• What is needed: Repeat everything from the first line of the listing below through the line that contains "var y = d3.scaleLinear().domain([0,800]).range([mBottom, mTop]);", exactly. Leave out pictures.

• Records supplied:
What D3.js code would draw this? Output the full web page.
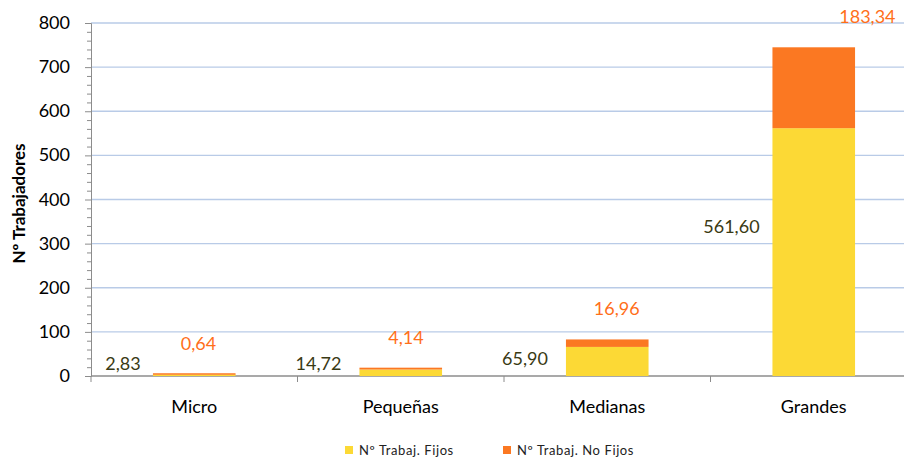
<!DOCTYPE html>
<html>
<head>
<meta charset="utf-8">
<script src="https://cdn.jsdelivr.net/npm/d3@7"></script>
<style>
  body{margin:0;background:#fff;}
  text{font-family:Lato,"Open Sans",sans-serif;}
</style>
</head>
<body>
<svg id="chart" width="904" height="461"></svg>
<script>
// datos
var categorias = ['Micro','Pequeñas','Medianas','Grandes'];
var fijos = [2.83, 14.72, 65.90, 561.60];
var noFijos = [0.64, 4.14, 16.96, 183.34];
var series = ['Nº Trabaj. Fijos','Nº Trabaj. No Fijos'];
var yTicks = [0,100,200,300,400,500,600,700,800];

var colores = ['#FCD935','#FB7822'];
var fmt = function(v){ return d3.format('.2f')(v).replace('.',','); };

var svg = d3.select('#chart');
var mLeft = 91, mTop = 23, mBottom = 376;

var x = d3.scaleBand().domain(categorias).range([mLeft, 917]).paddingInner(0.6).paddingOuter(0.3);
var y = d3.scaleLinear().domain([0,800]).range([mBottom, mTop]);

// rejilla
svg.append('g').selectAll('line').data(yTicks.slice(1)).enter().append('line')
  .attr('x1', mLeft).attr('x2', 904)
  .attr('y1', function(d){ return y(d); }).attr('y2', function(d){ return y(d); })
  .attr('stroke','#B9CBE7').attr('stroke-width',1.3);

// eje y
var yAxis = svg.append('g').attr('transform','translate('+mLeft+',0)')
  .call(d3.axisLeft(y).tickValues(d3.range(0,801,20)).tickSize(4).tickFormat(''));
yAxis.selectAll('.tick line').attr('stroke','#8c8c8c');
yAxis.selectAll('.tick').filter(function(d){ return d % 100 === 0; }).select('line').attr('x2',-6);
yAxis.select('.domain').attr('stroke','#8c8c8c');
svg.append('g').selectAll('text').data(yTicks).enter().append('text')
  .attr('x', 70).attr('y', function(d){ return y(d) + 6; })
  .attr('text-anchor','end').attr('font-size',18).attr('fill','#000')
  .text(function(d){ return d; });

// eje x
var step = x.step();
var bounds = d3.range(categorias.length + 1).map(function(i){ return mLeft + i*step; });
svg.append('line').attr('x1',mLeft).attr('x2',904).attr('y1',mBottom).attr('y2',mBottom)
  .attr('stroke','#8c8c8c').attr('stroke-width',1.3);
svg.append('g').selectAll('line').data(bounds.filter(function(b){ return b < 904; })).enter().append('line')
  .attr('x1',function(d){ return d; }).attr('x2',function(d){ return d; })
  .attr('y1',mBottom).attr('y2',mBottom+6).attr('stroke','#8c8c8c');
svg.append('g').selectAll('text').data(categorias).enter().append('text')
  .attr('x',function(d){ return x(d) + x.bandwidth()/2; }).attr('y',413)
  .attr('text-anchor','middle').attr('font-size',18).attr('fill','#000')
  .text(function(d){ return d; });

// titulo eje
svg.append('text').attr('transform','translate(25,'+(y(400)+4)+') rotate(-90)')
  .attr('text-anchor','middle').attr('font-size',17).attr('font-weight','bold')
  .text('Nº Trabajadores');

// barras apiladas
var filas = categorias.map(function(c,i){ return {cat:c, fijos:fijos[i], noFijos:noFijos[i]}; });
var stack = d3.stack().keys(['fijos','noFijos'])(filas);
svg.append('g').selectAll('g').data(stack).enter().append('g')
  .attr('fill',function(d,i){ return colores[i]; })
  .selectAll('rect').data(function(d){ return d; }).enter().append('rect')
  .attr('x',function(d){ return x(d.data.cat); })
  .attr('width',x.bandwidth())
  .attr('y',function(d){ return Math.min(y(d[1]), y(d[0]) - 1.5); })
  .attr('height',function(d){ return Math.max(y(d[0]) - y(d[1]), 1.5); });

// etiquetas fijos
svg.append('g').selectAll('text').data(filas).enter().append('text')
  .attr('x',function(d){ return Math.max(x(d.cat) - 41, mLeft + 32); })
  .attr('y',function(d){ return Math.min(y(d.fijos*0.6), mBottom-12) + 6; })
  .attr('text-anchor','middle').attr('font-size',18).attr('fill','#3A3A14')
  .text(function(d){ return fmt(d.fijos); });

// etiquetas no fijos
svg.append('g').selectAll('text').data(filas).enter().append('text')
  .attr('x',function(d){ return x(d.cat) + x.bandwidth()/2 + 4 + (d.fijos + d.noFijos)/15; })
  .attr('y',function(d){ return y(d.fijos + d.noFijos) - 24; })
  .attr('text-anchor','middle').attr('font-size',18).attr('fill','#FF6F1A')
  .text(function(d){ return fmt(d.noFijos); });

// leyenda
var ley = svg.append('g').selectAll('g').data(series).enter().append('g')
  .attr('transform',function(d,i){ return 'translate('+(345 + i*158)+',446)'; });
ley.append('rect').attr('width',8).attr('height',8).attr('fill',function(d,i){ return colores[i]; });
ley.append('text').attr('x',14).attr('y',9).attr('font-size',13).attr('letter-spacing',0.6)
  .attr('fill','#222').text(function(d){ return d; });
</script>
</body>
</html>
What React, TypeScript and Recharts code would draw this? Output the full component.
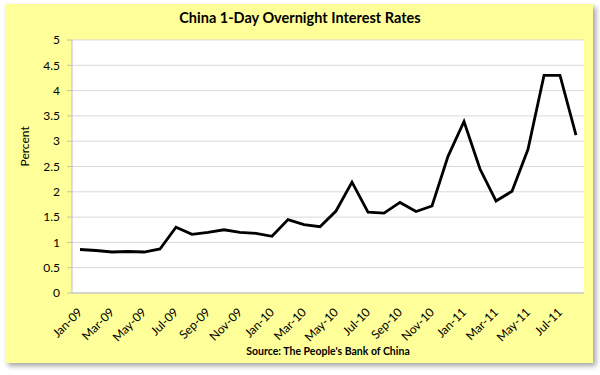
import React from 'react';
import { LineChart, Line, XAxis, YAxis, CartesianGrid } from 'recharts';

// monthly overnight rates, Jan-09 .. Aug-11
const months = [
  'Jan-09', 'Feb-09', 'Mar-09', 'Apr-09', 'May-09', 'Jun-09', 'Jul-09', 'Aug-09',
  'Sep-09', 'Oct-09', 'Nov-09', 'Dec-09', 'Jan-10', 'Feb-10', 'Mar-10', 'Apr-10',
  'May-10', 'Jun-10', 'Jul-10', 'Aug-10', 'Sep-10', 'Oct-10', 'Nov-10', 'Dec-10',
  'Jan-11', 'Feb-11', 'Mar-11', 'Apr-11', 'May-11', 'Jun-11', 'Jul-11', 'Aug-11',
];
const rates = [
  0.86, 0.84, 0.81, 0.82, 0.81, 0.87, 1.3, 1.16,
  1.2, 1.25, 1.2, 1.18, 1.12, 1.45, 1.35, 1.31,
  1.62, 2.19, 1.6, 1.58, 1.79, 1.61, 1.72, 2.7,
  3.39, 2.45, 1.82, 2.01, 2.84, 4.3, 4.3, 3.12,
];
const yTicks = [0, 0.5, 1, 1.5, 2, 2.5, 3, 3.5, 4, 4.5, 5];

const data = months.map((month, i) => ({ month, rate: rates[i] }));

const FONT = 'Lato, "Liberation Sans", sans-serif';

const MonthTick = (props: any) => {
  const { x, y, payload } = props;
  return (
    <g transform={`translate(${x + 3},${y + 20})`}>
      <text textAnchor="end" transform="rotate(-45)" fontSize={12} fill="#000" fontFamily={FONT}>
        {payload.value}
      </text>
    </g>
  );
};

export default function App() {
  return (
    <div style={{ position: 'fixed', left: 0, top: 0, width: 600, height: 375, background: '#fff' }}>
      <div
        style={{
          position: 'absolute', left: 5, top: 4, width: 588, height: 359,
          background: '#ffff99', boxShadow: '3px 3px 5px rgba(0,0,0,0.35)',
        }}
      />
      <div
        style={{
          position: 'absolute', left: 0, top: 9, width: 600, textAlign: 'center',
          fontFamily: FONT, fontWeight: 'bold', fontSize: 14.5, color: '#000',
        }}
      >
        China 1-Day Overnight Interest Rates
      </div>
      <div
        style={{
          position: 'absolute', left: 72, top: 345, width: 512, textAlign: 'center',
          fontFamily: FONT, fontWeight: 'bold', fontSize: 10.5, color: '#000',
        }}
      >
        Source: The People's Bank of China
      </div>
      <div style={{ position: 'absolute', left: 0, top: 0 }}>
        <LineChart width={600} height={375} data={data} margin={{ top: 40, right: 16, bottom: 0, left: 0 }}>
          <CartesianGrid vertical={false} stroke="#d9d9d9" fill="#ffffff" />
          <XAxis
            dataKey="month"
            interval={1}
            height={82}
            tickLine={false}
            tickSize={0}
            tickMargin={0}
            axisLine={{ stroke: '#bfbfbf' }}
            padding={{ left: 8, right: 8 }}
            tick={<MonthTick />}
          />
          <YAxis
            domain={[0, 5]}
            ticks={yTicks}
            width={72}
            tickSize={5}
            tickMargin={7}
            axisLine={{ stroke: '#bfbfbf' }}
            tickLine={{ stroke: '#bfbfbf' }}
            tick={{ fill: '#000', fontSize: 12, fontFamily: FONT }}
            label={{ value: 'Percent', angle: -90, position: 'insideLeft', offset: 25, fill: '#000', fontSize: 12, fontFamily: FONT }}
          />
          <Line
            type="linear"
            dataKey="rate"
            stroke="#000"
            strokeWidth={2.8}
            dot={false}
            isAnimationActive={false}
          />
        </LineChart>
      </div>
    </div>
  );
}
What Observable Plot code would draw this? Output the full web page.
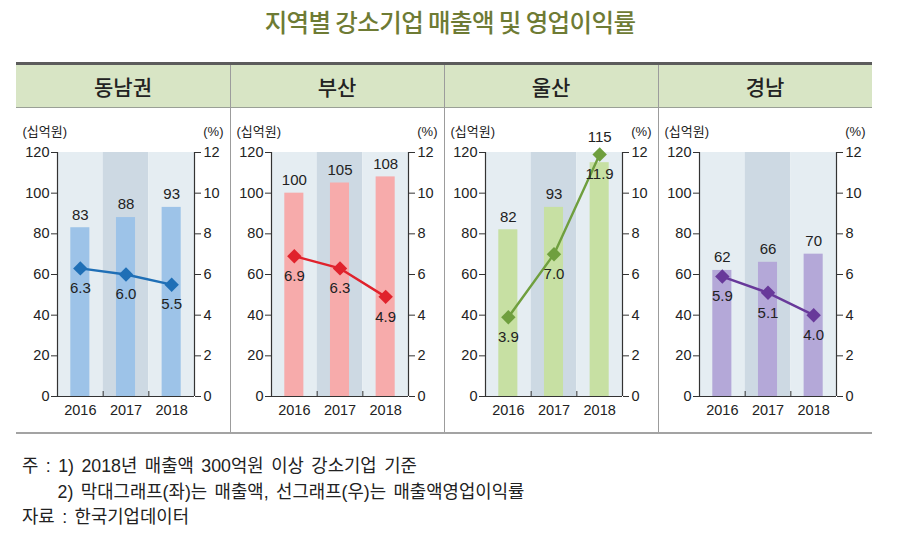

• Finished exercise:
What D3.js code would draw this? Output the full web page.
<!DOCTYPE html>
<html>
<head>
<meta charset="utf-8">
<script src="https://cdn.jsdelivr.net/npm/d3@7"></script>
<style>
  body{margin:0;background:#fff;}
  text{font-family:Lato,"Open Sans",sans-serif;}
</style>
</head>
<body>
<svg id="chart" width="904" height="461"></svg>
<script>
// datos
var categorias = ['Micro','Pequeñas','Medianas','Grandes'];
var fijos = [2.83, 14.72, 65.90, 561.60];
var noFijos = [0.64, 4.14, 16.96, 183.34];
var series = ['Nº Trabaj. Fijos','Nº Trabaj. No Fijos'];
var yTicks = [0,100,200,300,400,500,600,700,800];

var colores = ['#FCD935','#FB7822'];
var fmt = function(v){ return d3.format('.2f')(v).replace('.',','); };

var svg = d3.select('#chart');
var mLeft = 91, mTop = 23, mBottom = 376;

var x = d3.scaleBand().domain(categorias).range([mLeft, 917]).paddingInner(0.6).paddingOuter(0.3);
var y = d3.scaleLinear().domain([0,800]).range([mBottom, mTop]);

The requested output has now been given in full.